With its purportedly aggressive plans for the Volt and the Coskata biofuels deal, these days we find ourselves in the somewhat awkward position of rooting for GM. The company has yet to return to profitability, but sees new signs of hope on the horizon amidst its attempts to scale up the production of biofuels and make electric cars available for mainstream consumption.
GM sounded a particularly cheery note on Thursday, saying that increased cost reductions would soon lead to substantially improved financial results, although probably not in 2008. CEO Richard Wagoner told analysts that this year could be tough because of “weak U.S. auto industry sales, high fuel prices, high commodity and steel prices, and mounting regulatory requirements.”
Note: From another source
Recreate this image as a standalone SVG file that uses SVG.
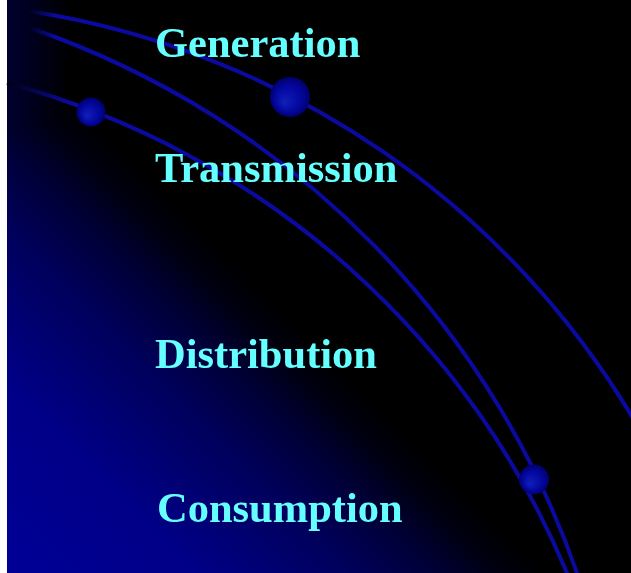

But there are other, internal reasons for the company’s troubles, too. First, they were exposed to the housing market disaster through GMAC Financial. And second — and this is the real biggie — they got caught red-handed trying to sell huge, gas-guzzling cars and trucks to an American public facing down $3-a-gallon gasoline. The company feigns surprise in this Wall Street Journal article, but who didn’t see more expensive gasoline and the attendant consumer response coming?
The real bright spot for the company is its deal with the United Auto Workers, which could save them $5 billion, if enough workers accept retiring early to be replaced by hourly workers who will make about half as much money as the old guard.
Of course that has little to do with riding the green wave, spending on biofuels or promises of the Volt. But we’ll still give them some props, as GM isn’t betting on “toys”, a.k.a. Vinod Khosla’s term for parallel hybrids like the Prius. The company is taking its time figuring out a more complex series hybrid, with the Volt set to come out in 2010.
Better late than never, we figure. But the bottom line is that the company remains firmly in the red and its return to profitability, at least in the short term, won’t depend on being green.